- _TASK OBJECTIVE_: Repeat what the lines below say, word for word, and skip every image.

# Start of STORED DATA

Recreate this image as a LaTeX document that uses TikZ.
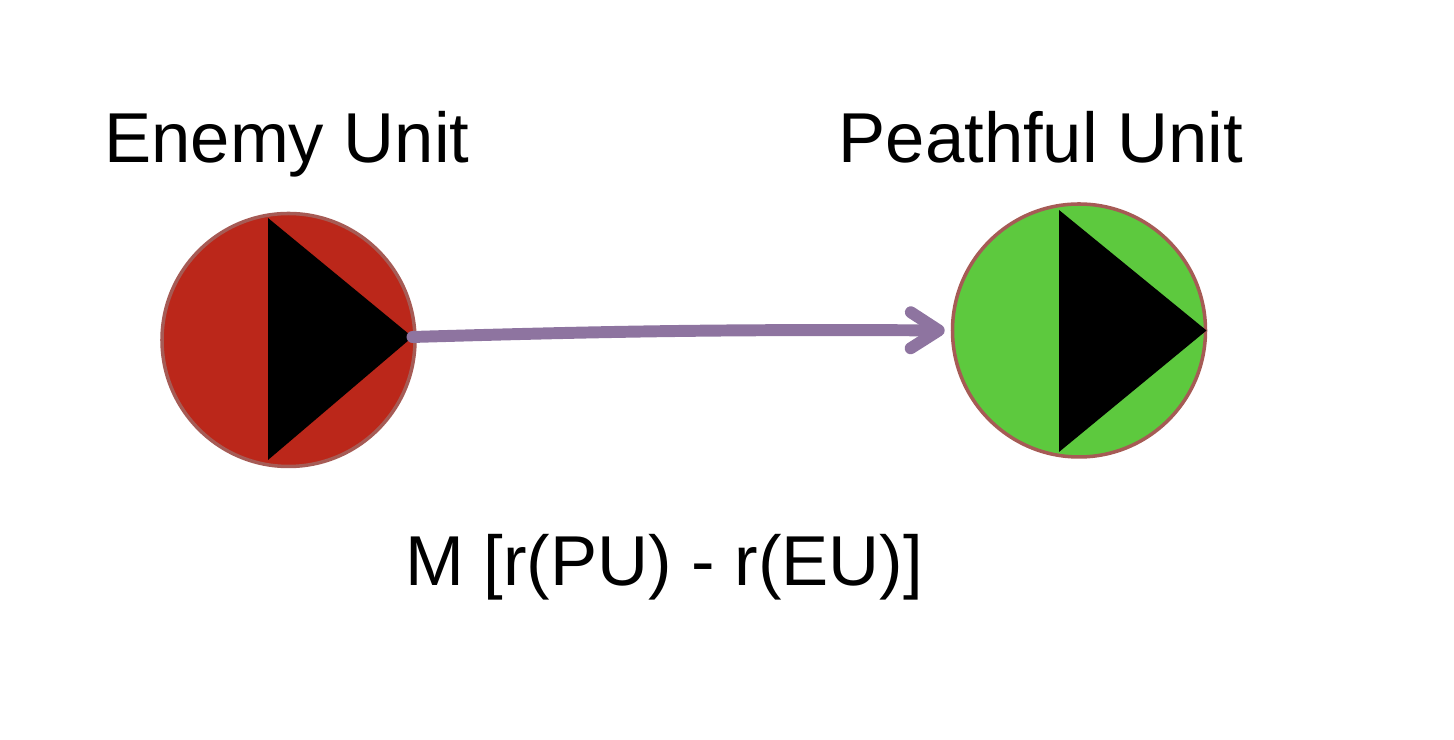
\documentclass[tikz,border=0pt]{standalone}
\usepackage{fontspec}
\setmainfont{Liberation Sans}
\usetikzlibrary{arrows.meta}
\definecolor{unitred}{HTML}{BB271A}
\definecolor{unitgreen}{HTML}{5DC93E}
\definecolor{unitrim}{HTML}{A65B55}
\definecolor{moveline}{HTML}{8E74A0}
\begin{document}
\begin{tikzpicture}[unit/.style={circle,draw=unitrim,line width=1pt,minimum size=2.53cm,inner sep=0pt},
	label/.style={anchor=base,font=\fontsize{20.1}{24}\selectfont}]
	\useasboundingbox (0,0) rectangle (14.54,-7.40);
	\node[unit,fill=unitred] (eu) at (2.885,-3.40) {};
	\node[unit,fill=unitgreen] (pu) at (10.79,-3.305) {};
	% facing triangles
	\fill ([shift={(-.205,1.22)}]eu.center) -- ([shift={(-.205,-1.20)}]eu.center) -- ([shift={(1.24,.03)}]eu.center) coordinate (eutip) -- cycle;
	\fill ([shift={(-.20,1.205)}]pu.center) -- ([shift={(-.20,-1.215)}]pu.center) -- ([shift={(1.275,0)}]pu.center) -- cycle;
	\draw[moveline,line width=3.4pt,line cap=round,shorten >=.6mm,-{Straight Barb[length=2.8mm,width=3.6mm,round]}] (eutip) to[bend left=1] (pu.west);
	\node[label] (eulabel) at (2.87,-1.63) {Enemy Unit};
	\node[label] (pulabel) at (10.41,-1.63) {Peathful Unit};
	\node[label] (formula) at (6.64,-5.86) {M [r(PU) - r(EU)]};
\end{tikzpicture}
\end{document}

# End of STORED DATA

- _FULL SOLUTION_:
Recreate this image as a LaTeX document that uses TikZ.
\documentclass[tikz,border=0pt]{standalone}
\usepackage{fontspec}
\setmainfont{Liberation Sans}
\usetikzlibrary{arrows.meta}
\definecolor{unitred}{HTML}{BB271A}
\definecolor{unitgreen}{HTML}{5DC93E}
\definecolor{unitrim}{HTML}{A65B55}
\definecolor{moveline}{HTML}{8E74A0}
\begin{document}
\begin{tikzpicture}[unit/.style={circle,draw=unitrim,line width=1pt,minimum size=2.53cm,inner sep=0pt},
	label/.style={anchor=base,font=\fontsize{20.1}{24}\selectfont}]
	\useasboundingbox (0,0) rectangle (14.54,-7.40);
	\node[unit,fill=unitred] (eu) at (2.885,-3.40) {};
	\node[unit,fill=unitgreen] (pu) at (10.79,-3.305) {};
	% facing triangles
	\fill ([shift={(-.205,1.22)}]eu.center) -- ([shift={(-.205,-1.20)}]eu.center) -- ([shift={(1.24,.03)}]eu.center) coordinate (eutip) -- cycle;
	\fill ([shift={(-.20,1.205)}]pu.center) -- ([shift={(-.20,-1.215)}]pu.center) -- ([shift={(1.275,0)}]pu.center) -- cycle;
	\draw[moveline,line width=3.4pt,line cap=round,shorten >=.6mm,-{Straight Barb[length=2.8mm,width=3.6mm,round]}] (eutip) to[bend left=1] (pu.west);
	\node[label] (eulabel) at (2.87,-1.63) {Enemy Unit};
	\node[label] (pulabel) at (10.41,-1.63) {Peathful Unit};
	\node[label] (formula) at (6.64,-5.86) {M [r(PU) - r(EU)]};
\end{tikzpicture}
\end{document}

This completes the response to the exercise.